Source code of charts ::
============================================================

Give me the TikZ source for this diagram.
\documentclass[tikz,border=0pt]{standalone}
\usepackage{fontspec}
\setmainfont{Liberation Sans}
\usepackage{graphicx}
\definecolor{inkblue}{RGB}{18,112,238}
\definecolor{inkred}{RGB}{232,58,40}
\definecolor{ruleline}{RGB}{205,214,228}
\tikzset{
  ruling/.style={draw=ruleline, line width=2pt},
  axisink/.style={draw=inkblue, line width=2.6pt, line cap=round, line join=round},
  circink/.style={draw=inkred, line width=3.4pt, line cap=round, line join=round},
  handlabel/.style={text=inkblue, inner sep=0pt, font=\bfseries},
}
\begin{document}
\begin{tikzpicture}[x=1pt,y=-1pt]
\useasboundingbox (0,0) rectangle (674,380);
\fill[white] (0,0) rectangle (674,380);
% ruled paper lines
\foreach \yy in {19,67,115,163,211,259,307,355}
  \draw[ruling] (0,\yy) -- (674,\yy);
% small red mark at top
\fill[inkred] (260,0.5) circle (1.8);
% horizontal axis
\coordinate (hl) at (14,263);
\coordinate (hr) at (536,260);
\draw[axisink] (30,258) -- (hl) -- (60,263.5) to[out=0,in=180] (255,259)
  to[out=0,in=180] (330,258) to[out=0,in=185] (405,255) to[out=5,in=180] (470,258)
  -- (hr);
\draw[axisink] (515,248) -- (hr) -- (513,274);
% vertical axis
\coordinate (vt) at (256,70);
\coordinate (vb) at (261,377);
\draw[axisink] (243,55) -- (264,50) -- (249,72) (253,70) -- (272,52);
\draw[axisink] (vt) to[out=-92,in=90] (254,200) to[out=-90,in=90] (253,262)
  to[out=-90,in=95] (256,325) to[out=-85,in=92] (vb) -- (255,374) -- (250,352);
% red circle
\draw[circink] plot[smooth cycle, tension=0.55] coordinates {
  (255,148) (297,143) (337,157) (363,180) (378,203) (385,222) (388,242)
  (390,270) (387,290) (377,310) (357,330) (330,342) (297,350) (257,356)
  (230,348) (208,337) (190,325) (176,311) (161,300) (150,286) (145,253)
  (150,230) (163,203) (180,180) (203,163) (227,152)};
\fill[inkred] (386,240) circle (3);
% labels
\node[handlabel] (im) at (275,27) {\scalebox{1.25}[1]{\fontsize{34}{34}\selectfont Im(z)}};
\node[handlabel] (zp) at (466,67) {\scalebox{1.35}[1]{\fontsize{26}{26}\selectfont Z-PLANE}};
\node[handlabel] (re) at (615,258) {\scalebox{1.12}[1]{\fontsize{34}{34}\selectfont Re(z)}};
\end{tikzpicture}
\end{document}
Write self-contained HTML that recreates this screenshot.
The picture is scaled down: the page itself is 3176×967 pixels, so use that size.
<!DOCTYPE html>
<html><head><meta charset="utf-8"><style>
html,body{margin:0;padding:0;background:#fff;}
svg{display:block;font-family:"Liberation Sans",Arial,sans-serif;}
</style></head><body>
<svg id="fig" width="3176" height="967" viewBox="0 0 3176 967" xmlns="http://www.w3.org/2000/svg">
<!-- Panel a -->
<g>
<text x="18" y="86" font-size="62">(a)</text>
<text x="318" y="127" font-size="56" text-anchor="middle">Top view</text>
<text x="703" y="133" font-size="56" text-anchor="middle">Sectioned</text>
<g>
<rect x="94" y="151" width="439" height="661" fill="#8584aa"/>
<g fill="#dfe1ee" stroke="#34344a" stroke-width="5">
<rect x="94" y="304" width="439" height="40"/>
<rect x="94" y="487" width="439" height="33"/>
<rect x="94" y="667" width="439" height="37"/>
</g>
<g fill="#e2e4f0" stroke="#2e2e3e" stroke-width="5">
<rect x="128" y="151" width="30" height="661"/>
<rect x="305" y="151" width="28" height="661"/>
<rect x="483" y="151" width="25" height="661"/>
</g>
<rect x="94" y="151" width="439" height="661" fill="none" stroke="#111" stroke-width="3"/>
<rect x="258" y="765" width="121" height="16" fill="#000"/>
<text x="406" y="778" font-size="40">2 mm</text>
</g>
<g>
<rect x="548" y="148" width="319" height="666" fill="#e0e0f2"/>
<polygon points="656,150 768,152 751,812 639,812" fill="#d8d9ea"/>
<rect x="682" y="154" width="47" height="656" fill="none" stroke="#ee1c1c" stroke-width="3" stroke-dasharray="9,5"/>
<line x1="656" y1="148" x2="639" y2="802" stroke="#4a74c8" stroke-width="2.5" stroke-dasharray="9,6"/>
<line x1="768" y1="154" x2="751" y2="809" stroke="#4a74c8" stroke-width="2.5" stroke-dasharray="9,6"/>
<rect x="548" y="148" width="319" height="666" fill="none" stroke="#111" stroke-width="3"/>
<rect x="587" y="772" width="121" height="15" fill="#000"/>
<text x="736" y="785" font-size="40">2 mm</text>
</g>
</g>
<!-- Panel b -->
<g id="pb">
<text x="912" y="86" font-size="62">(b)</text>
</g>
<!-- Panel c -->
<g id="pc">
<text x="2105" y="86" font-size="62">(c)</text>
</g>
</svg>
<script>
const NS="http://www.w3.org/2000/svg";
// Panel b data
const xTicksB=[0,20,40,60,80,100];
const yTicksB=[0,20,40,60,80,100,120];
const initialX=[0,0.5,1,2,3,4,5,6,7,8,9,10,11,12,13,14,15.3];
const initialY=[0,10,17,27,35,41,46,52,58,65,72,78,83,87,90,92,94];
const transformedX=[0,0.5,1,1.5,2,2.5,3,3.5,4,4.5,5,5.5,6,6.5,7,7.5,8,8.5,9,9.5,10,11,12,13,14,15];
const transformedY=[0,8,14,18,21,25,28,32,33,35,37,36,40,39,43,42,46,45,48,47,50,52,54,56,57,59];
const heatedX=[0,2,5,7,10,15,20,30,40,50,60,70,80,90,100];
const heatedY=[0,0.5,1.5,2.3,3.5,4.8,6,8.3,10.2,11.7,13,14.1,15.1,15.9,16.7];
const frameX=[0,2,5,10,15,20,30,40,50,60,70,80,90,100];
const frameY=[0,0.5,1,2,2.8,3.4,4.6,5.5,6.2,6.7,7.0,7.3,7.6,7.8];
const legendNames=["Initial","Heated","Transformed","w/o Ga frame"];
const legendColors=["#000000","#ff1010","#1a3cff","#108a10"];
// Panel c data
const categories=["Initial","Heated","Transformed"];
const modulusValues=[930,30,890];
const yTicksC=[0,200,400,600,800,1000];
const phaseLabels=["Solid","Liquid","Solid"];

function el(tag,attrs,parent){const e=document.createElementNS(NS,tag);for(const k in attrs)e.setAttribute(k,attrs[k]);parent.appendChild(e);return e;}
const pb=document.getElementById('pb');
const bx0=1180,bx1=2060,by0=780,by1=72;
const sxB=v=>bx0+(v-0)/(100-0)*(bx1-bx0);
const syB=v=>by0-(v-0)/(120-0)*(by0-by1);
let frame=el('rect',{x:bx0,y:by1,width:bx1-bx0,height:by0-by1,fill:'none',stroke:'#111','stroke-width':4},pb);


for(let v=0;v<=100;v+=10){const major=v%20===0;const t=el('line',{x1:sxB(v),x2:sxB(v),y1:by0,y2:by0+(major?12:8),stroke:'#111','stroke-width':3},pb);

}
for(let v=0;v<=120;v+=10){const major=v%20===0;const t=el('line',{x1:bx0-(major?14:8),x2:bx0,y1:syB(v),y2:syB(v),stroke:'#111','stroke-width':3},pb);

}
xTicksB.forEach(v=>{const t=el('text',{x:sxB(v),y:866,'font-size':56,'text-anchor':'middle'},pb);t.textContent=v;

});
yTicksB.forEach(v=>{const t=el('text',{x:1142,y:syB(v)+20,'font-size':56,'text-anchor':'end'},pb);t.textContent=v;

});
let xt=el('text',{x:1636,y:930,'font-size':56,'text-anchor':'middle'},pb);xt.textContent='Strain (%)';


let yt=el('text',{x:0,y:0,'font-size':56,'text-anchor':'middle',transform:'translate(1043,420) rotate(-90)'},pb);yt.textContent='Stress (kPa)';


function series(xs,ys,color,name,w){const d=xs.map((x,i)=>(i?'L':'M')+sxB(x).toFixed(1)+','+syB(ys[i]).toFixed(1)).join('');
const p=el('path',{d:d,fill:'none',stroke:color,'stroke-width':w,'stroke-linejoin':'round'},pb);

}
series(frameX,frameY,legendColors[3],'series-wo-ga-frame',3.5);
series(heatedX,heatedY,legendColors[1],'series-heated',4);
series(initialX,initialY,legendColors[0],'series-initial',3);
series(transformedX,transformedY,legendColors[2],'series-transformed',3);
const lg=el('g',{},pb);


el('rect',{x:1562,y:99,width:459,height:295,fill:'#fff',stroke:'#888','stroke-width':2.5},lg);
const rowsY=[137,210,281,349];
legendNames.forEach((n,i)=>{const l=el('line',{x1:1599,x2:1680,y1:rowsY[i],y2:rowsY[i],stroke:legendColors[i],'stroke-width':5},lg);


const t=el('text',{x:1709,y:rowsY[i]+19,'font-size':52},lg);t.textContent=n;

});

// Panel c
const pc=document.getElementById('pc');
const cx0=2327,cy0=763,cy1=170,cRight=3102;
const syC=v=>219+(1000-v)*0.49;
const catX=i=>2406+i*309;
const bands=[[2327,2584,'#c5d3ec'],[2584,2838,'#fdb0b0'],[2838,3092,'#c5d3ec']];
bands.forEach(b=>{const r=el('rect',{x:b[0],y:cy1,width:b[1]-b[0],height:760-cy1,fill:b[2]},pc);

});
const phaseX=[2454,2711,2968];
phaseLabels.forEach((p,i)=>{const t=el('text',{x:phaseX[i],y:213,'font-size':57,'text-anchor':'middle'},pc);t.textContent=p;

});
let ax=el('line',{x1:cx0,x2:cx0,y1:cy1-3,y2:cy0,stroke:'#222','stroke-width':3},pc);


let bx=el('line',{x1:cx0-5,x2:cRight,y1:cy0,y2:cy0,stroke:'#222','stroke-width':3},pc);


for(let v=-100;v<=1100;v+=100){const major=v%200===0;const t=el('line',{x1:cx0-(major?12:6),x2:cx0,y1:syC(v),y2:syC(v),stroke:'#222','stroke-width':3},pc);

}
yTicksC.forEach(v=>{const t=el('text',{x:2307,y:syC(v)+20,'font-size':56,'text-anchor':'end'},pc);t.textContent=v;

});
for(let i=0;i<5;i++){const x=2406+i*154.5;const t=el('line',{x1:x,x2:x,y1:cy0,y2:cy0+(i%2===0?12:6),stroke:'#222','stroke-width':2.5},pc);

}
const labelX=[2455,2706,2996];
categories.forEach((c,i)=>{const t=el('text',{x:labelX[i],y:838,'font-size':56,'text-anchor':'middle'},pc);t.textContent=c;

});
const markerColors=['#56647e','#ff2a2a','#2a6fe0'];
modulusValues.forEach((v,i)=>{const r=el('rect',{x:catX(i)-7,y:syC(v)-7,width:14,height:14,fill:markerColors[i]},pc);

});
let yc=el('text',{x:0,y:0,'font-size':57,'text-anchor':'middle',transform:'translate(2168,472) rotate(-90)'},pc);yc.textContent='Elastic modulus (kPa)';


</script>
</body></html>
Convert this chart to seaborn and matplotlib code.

============================================================

What to work on :: Copy out every line with the word "this".

Result of the exercise ::
Give me the TikZ source for this diagram.
Write self-contained HTML that recreates this screenshot.
Convert this chart to seaborn and matplotlib code.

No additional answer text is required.